Для панихиды и погребения Барятинский отправился в Грозную, но войска продолжали рубку орешника на берегу речки Баса.
После этих набегов лазутчики Баты передали, что среди чеченцев недовольство — самим есть нечего, а еще и дагестанские дружины приходится кормить.
Барятинский ухватился за эти сведения. Вечером 23 января он принял решение напасть на дагестанские отряды. Если чеченцы ими недовольны, то и вмешиваться не станут.

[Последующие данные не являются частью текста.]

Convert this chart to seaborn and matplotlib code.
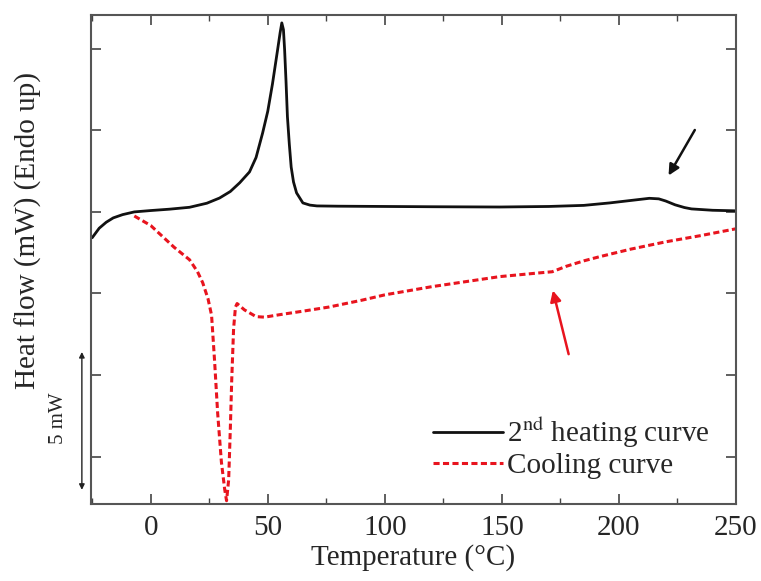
import matplotlib
matplotlib.use("Agg")
import matplotlib.pyplot as plt
from matplotlib.ticker import MultipleLocator
import seaborn as sns
import pandas as pd

# ---- data (y in mW, arbitrary offset) ----
heat_T = [-25, -22, -19, -16, -12, -7, 0, 8, 16.6, 24, 29.4, 34, 38, 42.2, 45,
          47.8, 50, 52, 54.2, 55.3, 56, 56.7, 57.2, 57.8, 58.4, 59.2, 60, 61,
          62.3, 65, 68, 71, 80, 100, 120, 149, 170, 185, 196, 205, 213, 217,
          220, 224, 228, 231, 240, 250]
heat_Q = [-0.95, -0.6, -0.38, -0.22, -0.1, 0.0, 0.05, 0.1, 0.17, 0.32, 0.51,
          0.75, 1.07, 1.47, 2.0, 2.9, 3.7, 4.7, 5.96, 6.6, 6.95, 6.7, 5.96, 4.8,
          3.5, 2.5, 1.65, 1.1, 0.7, 0.33, 0.25, 0.22, 0.21, 0.2, 0.19, 0.18,
          0.2, 0.24, 0.33, 0.42, 0.5, 0.48, 0.4, 0.26, 0.16, 0.11, 0.06, 0.04]

cool_T = [-7, -3, 0, 5, 10, 16.6, 20, 22.2, 24.5, 26, 27.3, 28.6, 30.2, 31.6,
          32.4, 33.3, 34.0, 34.6, 35.4, 36.2, 36.9, 38, 40, 43, 45, 48.6, 55,
          65, 76, 90, 100, 120, 149, 165, 171.5, 177.5, 185, 191.6, 205, 220,
          235, 250]
cool_Q = [-0.15, -0.35, -0.5, -0.9, -1.3, -1.76, -2.2, -2.6, -3.2, -3.8, -5.5,
          -7.4, -9.2, -10.2, -10.62, -9.85, -8.0, -6.2, -4.3, -3.5, -3.37,
          -3.45, -3.6, -3.75, -3.85, -3.87, -3.78, -3.65, -3.5, -3.25, -3.05,
          -2.75, -2.38, -2.25, -2.2, -2.0, -1.8, -1.65, -1.37, -1.1, -0.87,
          -0.62]

heat_label = "2$^{\\mathrm{nd}}$ heating curve"
cool_label = "Cooling curve"
x_ticks = [0, 50, 100, 150, 200, 250]

heat_df = pd.DataFrame({"T": heat_T, "Q": heat_Q})
cool_df = pd.DataFrame({"T": cool_T, "Q": cool_Q})

sns.set_style("ticks")
plt.rcParams["font.family"] = ["Liberation Serif", "DejaVu Serif"]
plt.rcParams["mathtext.fontset"] = "stix"

fig = plt.figure(figsize=(7.61, 5.81), dpi=100)
ax = fig.add_axes([91 / 761, (581 - 504) / 581, (736 - 91) / 761, (504 - 15) / 581])

sns.lineplot(data=heat_df, x="T", y="Q", ax=ax, color="#111111", lw=2.0,
             sort=False, estimator=None, label=heat_label)
sns.lineplot(data=cool_df, x="T", y="Q", ax=ax, color="#e8141e", lw=2.2,
             sort=False, estimator=None, label=cool_label, dashes=False)
ax.lines[1].set_dashes((2.0, 1.1))

ax.set_xlim(-25.5, 250)
ax.set_ylim(-10.74, 7.24)
ax.set_xticks(x_ticks)
ax.xaxis.set_minor_locator(MultipleLocator(25))
ax.set_yticks([-9, -6, -3, 0, 3, 6])
ax.set_yticklabels([])
ax.tick_params(axis="both", which="major", direction="in", length=7, width=1.2,
               top=True, right=True, labelsize=21, pad=8, color="#444444")
ax.tick_params(axis="x", which="minor", direction="in", length=4, width=1.0,
               top=True, color="#444444")
for s in ax.spines.values():
    s.set_linewidth(1.5)
    s.set_color("#555555")

ax.set_xlabel("Temperature (°C)", fontsize=21, labelpad=2)
ax.set_ylabel("Heat flow (mW) (Endo up)", fontsize=21)
ax.yaxis.set_label_coords(-0.076, 0.56)

# arrows
ax.annotate("", xy=(220.6, 1.25), xytext=(233, 3.1),
            arrowprops=dict(arrowstyle="-|>", color="#111111", lw=1.8,
                            mutation_scale=16))
ax.annotate("", xy=(171.5, -2.79), xytext=(178.8, -5.33),
            arrowprops=dict(arrowstyle="-|>", color="#e8141e", lw=1.8,
                            mutation_scale=16))

# 5 mW scale bar
ax.annotate("", xy=(-29.4, -5.15), xytext=(-29.4, -10.22),
            arrowprops=dict(arrowstyle="<|-|>", color="#222222", lw=1.0,
                            mutation_scale=8, shrinkA=0, shrinkB=0),
            annotation_clip=False)
ax.text(-39.5, -7.6, "5 mW", rotation=90, ha="center", va="center",
        fontsize=15, clip_on=False)

leg = ax.legend(loc="upper left", bbox_to_anchor=(0.512, 0.205), frameon=False,
                fontsize=21, handlelength=2.4, handletextpad=0.15,
                labelspacing=0.1, borderaxespad=0)

fig.savefig("out.png", dpi=100)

Лазутчики сообщили, что аварская конница стоит в Саит-юрте, в версте от Автуров. И 24 января Барятинский с пехотой и линейцами напал на Саит-юрт. Пехота затаилась в лесу поблизости, а линейцы во весь мах понеслись к аулу. Аварцы налета не ждали, коней расхватать не успели, пешими побежали к лесу. «Атака приняла… характер и размер обширной травли»[64].
Когда Шамиль прискакал на помощь, Барятинский ввел в дело пехоту и, прикрываясь ею, в порядке отошел. Потери — 5 раненых, 1 контуженный, лошадей убито 10, ранено 22. Пригнали 6 пленных.
24 и 25 января Бакланов, не сговариваясь с Барятинским, тоже выступил и начал рубку леса у самого Мичика. 24-го как обычно вели перестрелку. 25-го появились жертвы. Потеряли за день 1 контуженного и 5 лошадей убитых.